24 September 2019

ESPN article on chess training

From ESPN's "Why grandmasters like Magnus Carlsen and Fabiano Caruana lose weight playing chess"

This is an interesting article on the modern approach to chess training, which at the professional level means maximizing your energy level for playing. This in turn means keeping yourself in good physical shape. While it's necessary for professional players to maximize their performance, it's of course also a good idea for improving amateurs, and I would even attribute the majority of my own progress in gaining practical strength at the chessboard in recent years to better energy management.

Of course this isn't strictly a modern idea, although the science behind personal performance enhancement is now better known and more advanced. Viktor Korchnoi made a habit of long-distance walking over a lifetime. Bobby Fischer did the same and had an even broader and more strenuous training program. These are just two prominent examples.

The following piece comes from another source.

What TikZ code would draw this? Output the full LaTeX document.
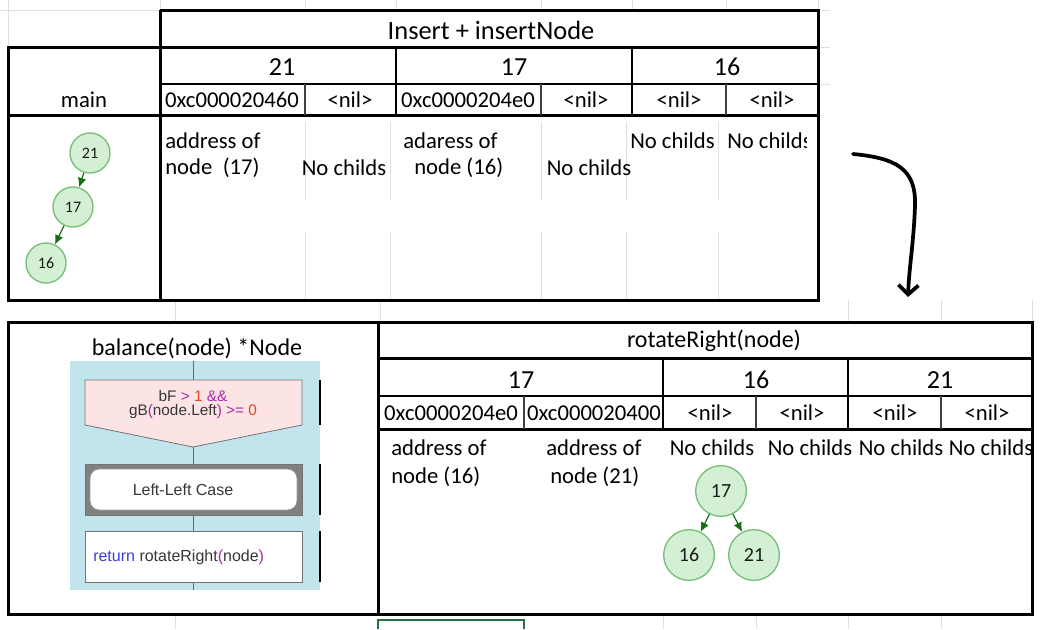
\documentclass[tikz,border=0pt]{standalone}
\usepackage{fontspec}
\setmainfont{Carlito}
\newfontfamily\flowfont{Liberation Sans}
\usetikzlibrary{arrows.meta}

\definecolor{nodeFill}{RGB}{212,240,212}
\definecolor{nodeLine}{RGB}{120,190,120}
\definecolor{edgeGreen}{RGB}{20,110,20}
\definecolor{flowBlue}{RGB}{194,228,236}
\definecolor{condPink}{RGB}{253,228,228}
\definecolor{opPurple}{RGB}{170,40,170}
\definecolor{numRed}{RGB}{225,70,40}
\definecolor{kwBlue}{RGB}{60,60,210}
\definecolor{codeGray}{RGB}{55,55,55}
\definecolor{caseGray}{RGB}{128,128,128}
\definecolor{selGreen}{RGB}{33,115,70}

\begin{document}
\begin{tikzpicture}[x=0.75pt,y=0.75pt,yscale=-1,xscale=1,
  thickline/.style={line width=2.25pt},
  midline/.style={line width=1.5pt},
  cellline/.style={line width=0.8pt,color=black!75},
  gridline/.style={line width=0.75pt,color=black!12},
  titletxt/.style={inner sep=0pt,font=\fontsize{18}{22}\selectfont},
  numtxt/.style={inner sep=0pt,font=\fontsize{19.5}{22}\selectfont},
  bodytxt/.style={inner sep=0pt,font=\fontsize{17}{20}\selectfont},
  treenode/.style={circle,draw=nodeLine,fill=nodeFill,line width=1pt,inner sep=0pt,text=black!90},
  treeedge/.style={edgeGreen,line width=0.9pt,-{Latex[length=7pt,width=6.5pt]}},
  flowtxt/.style={inner sep=0pt,text=codeGray,font=\flowfont\fontsize{11.5}{14}\selectfont}]
\useasboundingbox (0,0) rectangle (1048,629);

%Grid lines of the sheet
\draw[gridline] (8,0) -- (8,47) (0,10) -- (160,10) (160,0) -- (160,10) (305,0) -- (305,10) (396,0) -- (396,10) (541,0) -- (541,10) (632,0) -- (632,10) (726,0) -- (726,10) (818,0) -- (818,10);
\draw[gridline] (818,10) -- (830,10) (818,47) -- (830,47) (818,84) -- (830,84);
\draw[gridline] (305,122) -- (305,200) (305,232) -- (305,300) (390,122) -- (390,200) (390,232) -- (390,300) (541,122) -- (541,200) (541,232) -- (541,300) (626,122) -- (626,200) (626,232) -- (626,300) (718,122) -- (718,200) (718,232) -- (718,300);
\draw[gridline] (175,300) -- (175,322) (380,300) -- (380,322) (848,300) -- (848,322) (941,300) -- (941,322) (1032,300) -- (1032,322);
\draw[gridline] (175,614) -- (175,629) (663,614) -- (663,629) (756,614) -- (756,629) (848,614) -- (848,629) (941,614) -- (941,629);

%Table: Insert + insertNode
\draw[thickline] (160,10) -- (818,10) -- (818,300) -- (8,300) -- (8,47) -- (818,47);
\draw[thickline] (160,10) -- (160,300);
\draw[thickline] (8,115) -- (818,115);
\draw[midline] (160,84) -- (818,84);
\draw[midline] (396,47) -- (396,115) (632,47) -- (632,115);
\draw[cellline] (305,84) -- (305,115) (541,84) -- (541,115) (726,84) -- (726,115);

% Text Node
\node[titletxt,font=\fontsize{19.8}{22}\selectfont] (insertTitle) at (491,30) {Insert + insertNode};
\node[numtxt] (headA) at (282,67) {21};
\node[numtxt] (headB) at (514,67) {17};
\node[numtxt] (headC) at (727,67) {16};
\node[bodytxt] (mainLbl) at (84,100) {main};
\node[bodytxt] (ptrA) at (232,100) {0xc000020460};
\node[bodytxt] (nilA) at (350,100) {<nil>};
\node[bodytxt] (ptrB) at (468,100) {0xc0000204e0};
\node[bodytxt] (nilB) at (586,100) {<nil>};
\node[bodytxt] (nilC) at (679,100) {<nil>};
\node[bodytxt] (nilD) at (772,100) {<nil>};

% Text Node
\node[bodytxt,anchor=west] (addrA) at (165,141) {address of};
\node[bodytxt,anchor=west] (addrAnode) at (165,168) {node\hspace{4pt} (17)};
\node[bodytxt] (noneA) at (344,168) {No childs};
\node[bodytxt,anchor=west] (addrB) at (403,141) {adaress of};
\node[bodytxt,anchor=west] (addrBnode) at (414,168) {node (16)};
\node[bodytxt] (noneB) at (589,168) {No childs};
\node[bodytxt,anchor=west] (noneC) at (630,141) {No childs};
\begin{scope}
\clip (726,120) rectangle (806,160);
\node[bodytxt,anchor=west] (noneD) at (727,141) {No childs};
\end{scope}

%Tree before rotation
\node[treenode,minimum size=30pt,font=\fontsize{12}{14}\selectfont] (oldA) at (90,153) {21};
\node[treenode,minimum size=30pt,font=\fontsize{12}{14}\selectfont] (oldB) at (73,207) {17};
\node[treenode,minimum size=30pt,font=\fontsize{12}{14}\selectfont] (oldC) at (46,263) {16};
\draw[treeedge] (oldA) -- (oldB);
\draw[treeedge] (oldB) -- (oldC);

%Curved arrow
\coordinate (turnStart) at (853,154);
\coordinate (turnEnd) at (908,297);
\draw[line width=2.8pt,line cap=round,-{Straight Barb[length=7pt,width=15pt]}] (turnStart) .. controls (895,158) and (916,168) .. (915,205) .. controls (914,240) and (909,268) .. (turnEnd);

%Table: balance + rotateRight
\draw[thickline] (8,322) rectangle (1032,614);
\draw[thickline] (378,322) -- (378,614);
\draw[thickline] (378,358) -- (1032,358);
\draw[midline] (378,396) -- (1032,396);
\draw[thickline] (378,429) -- (1032,429);
\draw[midline] (663,358) -- (663,429) (848,358) -- (848,429);
\draw[cellline] (524,396) -- (524,429) (756,396) -- (756,429) (941,396) -- (941,429);

% Text Node
\node[titletxt] (balanceTitle) at (197,348) {balance(node) *Node};
\node[titletxt] (rotateTitle) at (714,341) {rotateRight(node)};
\node[numtxt] (rotA) at (521,380) {17};
\node[numtxt] (rotB) at (756,380) {16};
\node[numtxt] (rotC) at (940,380) {21};
\node[bodytxt] (rptrA) at (451,413) {0xc0000204e0};
\node[bodytxt] (rptrB) at (594,413) {0xc000020400};
\node[bodytxt] (rnilA) at (710,413) {<nil>};
\node[bodytxt] (rnilB) at (802,413) {<nil>};
\node[bodytxt] (rnilC) at (895,413) {<nil>};
\node[bodytxt] (rnilD) at (987,413) {<nil>};
\node[bodytxt,anchor=west] (raddrA) at (391,448) {address of};
\node[bodytxt,anchor=west] (raddrAnode) at (391,477) {node (16)};
\node[bodytxt,anchor=west] (raddrB) at (546,448) {address of};
\node[bodytxt,anchor=west] (raddrBnode) at (550,477) {node (21)};
\node[bodytxt] (rnoneA) at (712,448) {No childs};
\node[bodytxt] (rnoneB) at (810,448) {No childs};
\node[bodytxt] (rnoneC) at (901,448) {No childs};
\node[bodytxt] (rnoneD) at (991,448) {No childs};

%Tree after rotation
\node[treenode,minimum size=38pt,font=\fontsize{15}{17}\selectfont] (newRoot) at (721,491) {17};
\node[treenode,minimum size=38pt,font=\fontsize{15}{17}\selectfont] (newLeft) at (689,555) {16};
\node[treenode,minimum size=38pt,font=\fontsize{15}{17}\selectfont] (newRight) at (754,555) {21};
\draw[treeedge] (newRoot) -- (newLeft);
\draw[treeedge] (newRoot) -- (newRight);

%Selected cell
\draw[selGreen,line width=1.5pt] (378,629) -- (378,620) -- (524,620) -- (524,629);

%Flowchart of balance
\fill[flowBlue] (70,361) rectangle (320,590);
\draw[black!60,line width=0.75pt] (193,361) -- (193,590);
\draw[black,line width=1.5pt] (320,380) -- (320,425) (320,464) -- (320,515) (320,531) -- (320,582);
\draw[black!55,fill=condPink,line width=0.6pt] (85,380) -- (302,380) -- (302,425) -- (193,447) -- (85,425) -- cycle;
\node[flowtxt] (condTop) at (193,396) {bF \textcolor{opPurple}{>} \textcolor{numRed}{1} \textcolor{opPurple}{\&\&}};
\node[flowtxt] (condBot) at (193,412) {gB\textcolor{opPurple}{(}node.Left\textcolor{opPurple}{)} \textcolor{opPurple}{>=} \textcolor{numRed}{0}};
\draw[black!55,fill=caseGray,line width=0.6pt] (85,464) rectangle (302,515);
\draw[black!40,fill=white,line width=0.6pt,rounded corners=7pt] (90,469) rectangle (297,510);
\node[flowtxt,font=\flowfont\fontsize{12}{14}\selectfont] (caseLbl) at (183,490) {Left-Left Case};
\draw[black!55,fill=white,line width=0.6pt] (85,531) rectangle (302,582);
\node[flowtxt,anchor=west,font=\flowfont\fontsize{12}{14}\selectfont] (returnLbl) at (93,557) {\textcolor{kwBlue}{return} rotateRight\textcolor{opPurple}{(}node\textcolor{opPurple}{)}};

\end{tikzpicture}
\end{document}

It would be a mistake to equate chessplaying with weight loss, of course, although it's not surprising to see how extended periods of mental strain and the associated constant physical stress, especially during long matches at the top level, bring about that result. While younger players might be able to shrug off this type of strain relatively easily in a physical sense, I think that it's better to cultivate mental calmness and focus, which can mitigate the constant anxiety and stress-related pressure. Regular physical training does in fact help with this, through its effect on the brain's neurology, and other forms of mental preparation can also contribute to better results.